O telefone celular hoje comercializado no mercado japonês permite assistir a programação de televisão por aproximadamente duas horas, com o uso de uma bateria de 830mAh, capacidade comumente utilizada nos telefones celulares. Esta durabilidade foi confirmada pelos especialistas do Laboratório de TV digital da Universidade Mackenzie, que possuem os receptores comerciais.
Conforme notas divulgadas anteriormente por fabricantes de celulares, um receptor de telefone móvel pode empregar uma bateria de 1500mAh, ou seja, com o dobro da capacidade, permitindo utilizar o recurso de televisão por aproximadamente quatro horas. Nesse sentido, a durabilidade de baterias se equivalem nos dois sistemas.
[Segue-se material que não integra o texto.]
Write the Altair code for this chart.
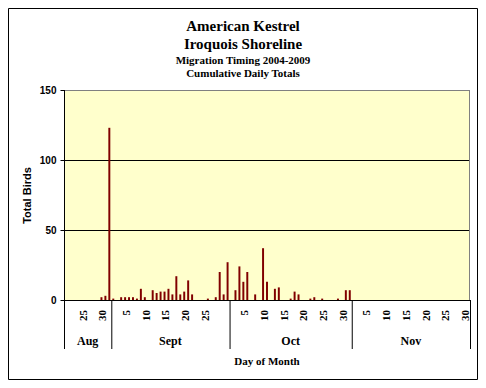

- Trabalho da KDDi (operadora japonesa de telefonia celular)
Cabe aqui reiterar que os telefones celulares que a empresa KDDi comercializa hoje no Japão são do sistema ISDB-T, único sistema de radiodifusão regulamentado e aprovado dentro do território japonês.
Existe sim um trabalho da KDDi para o estudo da viabilidade de se introduzir o serviço de distribuição de conteúdo "pago" para os terminais portáteis, em alternativa a tráfego de dados.

- Construção do aparelho de telefone celular com receptor ISDB-T.
O circuito de televisor apenas compartilha a tela do aparelho com a função do telefone. Para tanto, basta acrescentar ao telefone o chip e os circuitos de recepção de televisão digital nos celulares para disponibilizar o "telefone celular receptor de televisão".